# Start of Data lines
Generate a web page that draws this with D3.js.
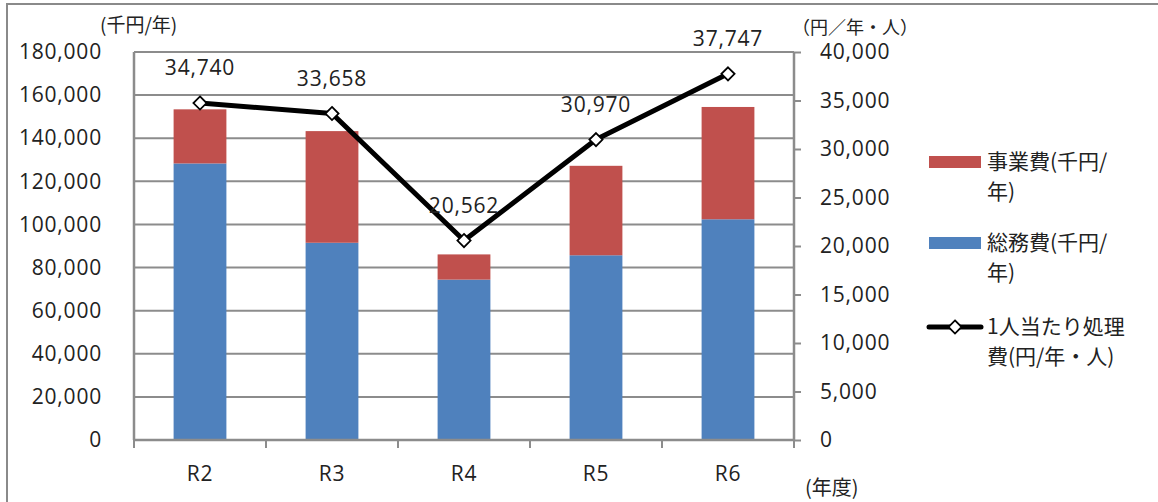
<!DOCTYPE html>
<html><head><meta charset="utf-8">
<script src="https://cdn.jsdelivr.net/npm/d3@7"></script>
<style>
body{margin:0;background:#fff;}
svg{display:block;font-family:"Open Sans","Noto Sans CJK JP",sans-serif;}
</style></head>
<body>
<svg id="c" width="1158" height="502"></svg>
<script>
const categories = ["R2","R3","R4","R5","R6"];
const soumuhi = [128300, 91500, 74400, 85700, 102400];   // 総務費(千円/年)
const jigyohi = [25100, 51800, 11700, 41500, 52100];     // 事業費(千円/年)
const perCapita = [34740, 33658, 20562, 30970, 37747];   // 1人当たり処理費(円/年・人)
const leftTicks = [0,20000,40000,60000,80000,100000,120000,140000,160000,180000];
const rightTicks = [0,5000,10000,15000,20000,25000,30000,35000,40000];

const svg = d3.select("#c");
const L = 134, R = 794, T = 52, B = 440;
const grid = "#8c8c8c";
const ink = "#222";
const numFont = "Open Sans";
const fmt = d3.format(",");

svg.append("rect").attr("x",7).attr("y",4).attr("width",1170).attr("height",520)
  .attr("fill","none").attr("stroke","#8a8a8a").attr("stroke-width",2);

const x = d3.scaleBand().domain(categories).range([L,R]).padding(0);
const yL = d3.scaleLinear().domain([0,180000]).range([B,T]);
const yR = d3.scaleLinear().domain([0,40000]).range([B,T]);

// gridlines
svg.append("g").selectAll("line").data(leftTicks).join("line")
  .attr("x1",L).attr("x2",R).attr("y1",d=>yL(d)).attr("y2",d=>yL(d))
  .attr("stroke",grid).attr("stroke-width",2);

// bars
const bw = x.bandwidth()*0.4;
const g = svg.append("g");
categories.forEach((c,i)=>{
  const cx = x(c)+x.bandwidth()/2;
  g.append("rect").attr("x",cx-bw/2).attr("width",bw)
    .attr("y",yL(soumuhi[i])).attr("height",yL(0)-yL(soumuhi[i])).attr("fill","#4F81BD");
  g.append("rect").attr("x",cx-bw/2).attr("width",bw)
    .attr("y",yL(soumuhi[i]+jigyohi[i])).attr("height",yL(soumuhi[i])-yL(soumuhi[i]+jigyohi[i])).attr("fill","#C0504D");
});

// axes
const axL = svg.append("g").attr("transform",`translate(${L},0)`)
  .call(d3.axisLeft(yL).tickValues(leftTicks).tickFormat(fmt).tickSize(0).tickPadding(32));
const axR = svg.append("g").attr("transform",`translate(${R},0)`)
  .call(d3.axisRight(yR).tickValues(rightTicks).tickFormat(fmt).tickSize(7).tickPadding(19));
const axB = svg.append("g").attr("transform",`translate(0,${B})`)
  .call(d3.axisBottom(x).tickSize(0).tickPadding(26));
[axL,axR,axB].forEach(a=>{
  a.select(".domain").attr("stroke",grid).attr("stroke-width",2.5);
  a.selectAll(".tick line").attr("stroke",grid).attr("stroke-width",2);
  a.selectAll("text").attr("font-size",21).attr("fill",ink).attr("font-family",numFont)
    .attr("letter-spacing","0.8px");
});
axL.select(".domain").attr("d",`M0,${B}V${T}`);
axR.select(".domain").attr("d",`M0,${B}V${T}`);
axB.select(".domain").attr("d",`M${L},0H${R}`);
// category boundary ticks
svg.append("g").selectAll("line").data(d3.range(categories.length+1)).join("line")
  .attr("x1",i=>L+i*x.step()).attr("x2",i=>L+i*x.step()).attr("y1",B).attr("y2",B+8)
  .attr("stroke",grid).attr("stroke-width",2);

// line series
const lineGen = d3.line().x((d,i)=>x(categories[i])+x.bandwidth()/2).y(d=>yR(d));
svg.append("path").datum(perCapita).attr("d",lineGen).attr("fill","none")
  .attr("stroke","#000").attr("stroke-width",5).attr("stroke-linejoin","round");
const diamond = d3.symbol().type(d3.symbolDiamond2).size(110);
svg.append("g").selectAll("path").data(perCapita).join("path")
  .attr("d",diamond)
  .attr("transform",(d,i)=>`translate(${x(categories[i])+x.bandwidth()/2},${yR(d)})`)
  .attr("fill","#fff").attr("stroke","#000").attr("stroke-width",1.8);
svg.append("g").selectAll("text").data(perCapita).join("text")
  .attr("x",(d,i)=>x(categories[i])+x.bandwidth()/2)
  .attr("y",d=>yR(d)-35).attr("dy","0.35em")
  .attr("text-anchor","middle").attr("font-size",21).attr("fill",ink)
  .attr("font-family",numFont).attr("letter-spacing","0.8px")
  .text(d=>fmt(d));

// axis titles
svg.append("text").attr("x",100).attr("y",25).attr("dy","0.35em").attr("font-size",19)
  .attr("fill",ink).attr("font-family","Noto Sans CJK JP").text("(千円/年)");
svg.append("text").attr("x",792).attr("y",28).attr("dy","0.35em").attr("font-size",18)
  .attr("fill",ink).attr("font-family","Noto Sans CJK JP").text("（円／年・人）");
svg.append("text").attr("x",805).attr("y",488).attr("dy","0.35em").attr("font-size",20)
  .attr("fill",ink).attr("font-family","Noto Sans CJK JP").text("(年度)");

// legend
const legend = [
  {type:"rect", color:"#C0504D", lines:["事業費(千円/","年)"], y:162},
  {type:"rect", color:"#4F81BD", lines:["総務費(千円/","年)"], y:243},
  {type:"line", color:"#000", lines:["1人当たり処理","費(円/年・人)"], y:327}
];
const lg = svg.append("g");
legend.forEach(d=>{
  if(d.type==="rect"){
    lg.append("rect").attr("x",929).attr("y",d.y-6).attr("width",52).attr("height",12).attr("fill",d.color);
  } else {
    lg.append("line").attr("x1",929).attr("x2",981).attr("y1",d.y).attr("y2",d.y)
      .attr("stroke","#000").attr("stroke-width",5).attr("stroke-linecap","round");
    lg.append("path").attr("d",diamond).attr("transform",`translate(955,${d.y})`)
      .attr("fill","#fff").attr("stroke","#000").attr("stroke-width",1.8);
  }
  d.lines.forEach((t,k)=>{
    lg.append("text").attr("x",987).attr("y",d.y+k*30).attr("dy","0.35em")
      .attr("font-size",21).attr("fill",ink).attr("font-family","Noto Sans CJK JP").text(t);
  });
});
</script>
</body></html>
# End of Data lines
Repeat the material above word for word, please, apart from its images.

Generate a web page that draws this with D3.js.
<!DOCTYPE html>
<html><head><meta charset="utf-8">
<script src="https://cdn.jsdelivr.net/npm/d3@7"></script>
<style>
body{margin:0;background:#fff;}
svg{display:block;font-family:"Open Sans","Noto Sans CJK JP",sans-serif;}
</style></head>
<body>
<svg id="c" width="1158" height="502"></svg>
<script>
const categories = ["R2","R3","R4","R5","R6"];
const soumuhi = [128300, 91500, 74400, 85700, 102400];   // 総務費(千円/年)
const jigyohi = [25100, 51800, 11700, 41500, 52100];     // 事業費(千円/年)
const perCapita = [34740, 33658, 20562, 30970, 37747];   // 1人当たり処理費(円/年・人)
const leftTicks = [0,20000,40000,60000,80000,100000,120000,140000,160000,180000];
const rightTicks = [0,5000,10000,15000,20000,25000,30000,35000,40000];

const svg = d3.select("#c");
const L = 134, R = 794, T = 52, B = 440;
const grid = "#8c8c8c";
const ink = "#222";
const numFont = "Open Sans";
const fmt = d3.format(",");

svg.append("rect").attr("x",7).attr("y",4).attr("width",1170).attr("height",520)
  .attr("fill","none").attr("stroke","#8a8a8a").attr("stroke-width",2);

const x = d3.scaleBand().domain(categories).range([L,R]).padding(0);
const yL = d3.scaleLinear().domain([0,180000]).range([B,T]);
const yR = d3.scaleLinear().domain([0,40000]).range([B,T]);

// gridlines
svg.append("g").selectAll("line").data(leftTicks).join("line")
  .attr("x1",L).attr("x2",R).attr("y1",d=>yL(d)).attr("y2",d=>yL(d))
  .attr("stroke",grid).attr("stroke-width",2);

// bars
const bw = x.bandwidth()*0.4;
const g = svg.append("g");
categories.forEach((c,i)=>{
  const cx = x(c)+x.bandwidth()/2;
  g.append("rect").attr("x",cx-bw/2).attr("width",bw)
    .attr("y",yL(soumuhi[i])).attr("height",yL(0)-yL(soumuhi[i])).attr("fill","#4F81BD");
  g.append("rect").attr("x",cx-bw/2).attr("width",bw)
    .attr("y",yL(soumuhi[i]+jigyohi[i])).attr("height",yL(soumuhi[i])-yL(soumuhi[i]+jigyohi[i])).attr("fill","#C0504D");
});

// axes
const axL = svg.append("g").attr("transform",`translate(${L},0)`)
  .call(d3.axisLeft(yL).tickValues(leftTicks).tickFormat(fmt).tickSize(0).tickPadding(32));
const axR = svg.append("g").attr("transform",`translate(${R},0)`)
  .call(d3.axisRight(yR).tickValues(rightTicks).tickFormat(fmt).tickSize(7).tickPadding(19));
const axB = svg.append("g").attr("transform",`translate(0,${B})`)
  .call(d3.axisBottom(x).tickSize(0).tickPadding(26));
[axL,axR,axB].forEach(a=>{
  a.select(".domain").attr("stroke",grid).attr("stroke-width",2.5);
  a.selectAll(".tick line").attr("stroke",grid).attr("stroke-width",2);
  a.selectAll("text").attr("font-size",21).attr("fill",ink).attr("font-family",numFont)
    .attr("letter-spacing","0.8px");
});
axL.select(".domain").attr("d",`M0,${B}V${T}`);
axR.select(".domain").attr("d",`M0,${B}V${T}`);
axB.select(".domain").attr("d",`M${L},0H${R}`);
// category boundary ticks
svg.append("g").selectAll("line").data(d3.range(categories.length+1)).join("line")
  .attr("x1",i=>L+i*x.step()).attr("x2",i=>L+i*x.step()).attr("y1",B).attr("y2",B+8)
  .attr("stroke",grid).attr("stroke-width",2);

// line series
const lineGen = d3.line().x((d,i)=>x(categories[i])+x.bandwidth()/2).y(d=>yR(d));
svg.append("path").datum(perCapita).attr("d",lineGen).attr("fill","none")
  .attr("stroke","#000").attr("stroke-width",5).attr("stroke-linejoin","round");
const diamond = d3.symbol().type(d3.symbolDiamond2).size(110);
svg.append("g").selectAll("path").data(perCapita).join("path")
  .attr("d",diamond)
  .attr("transform",(d,i)=>`translate(${x(categories[i])+x.bandwidth()/2},${yR(d)})`)
  .attr("fill","#fff").attr("stroke","#000").attr("stroke-width",1.8);
svg.append("g").selectAll("text").data(perCapita).join("text")
  .attr("x",(d,i)=>x(categories[i])+x.bandwidth()/2)
  .attr("y",d=>yR(d)-35).attr("dy","0.35em")
  .attr("text-anchor","middle").attr("font-size",21).attr("fill",ink)
  .attr("font-family",numFont).attr("letter-spacing","0.8px")
  .text(d=>fmt(d));

// axis titles
svg.append("text").attr("x",100).attr("y",25).attr("dy","0.35em").attr("font-size",19)
  .attr("fill",ink).attr("font-family","Noto Sans CJK JP").text("(千円/年)");
svg.append("text").attr("x",792).attr("y",28).attr("dy","0.35em").attr("font-size",18)
  .attr("fill",ink).attr("font-family","Noto Sans CJK JP").text("（円／年・人）");
svg.append("text").attr("x",805).attr("y",488).attr("dy","0.35em").attr("font-size",20)
  .attr("fill",ink).attr("font-family","Noto Sans CJK JP").text("(年度)");

// legend
const legend = [
  {type:"rect", color:"#C0504D", lines:["事業費(千円/","年)"], y:162},
  {type:"rect", color:"#4F81BD", lines:["総務費(千円/","年)"], y:243},
  {type:"line", color:"#000", lines:["1人当たり処理","費(円/年・人)"], y:327}
];
const lg = svg.append("g");
legend.forEach(d=>{
  if(d.type==="rect"){
    lg.append("rect").attr("x",929).attr("y",d.y-6).attr("width",52).attr("height",12).attr("fill",d.color);
  } else {
    lg.append("line").attr("x1",929).attr("x2",981).attr("y1",d.y).attr("y2",d.y)
      .attr("stroke","#000").attr("stroke-width",5).attr("stroke-linecap","round");
    lg.append("path").attr("d",diamond).attr("transform",`translate(955,${d.y})`)
      .attr("fill","#fff").attr("stroke","#000").attr("stroke-width",1.8);
  }
  d.lines.forEach((t,k)=>{
    lg.append("text").attr("x",987).attr("y",d.y+k*30).attr("dy","0.35em")
      .attr("font-size",21).attr("fill",ink).attr("font-family","Noto Sans CJK JP").text(t);
  });
});
</script>
</body></html>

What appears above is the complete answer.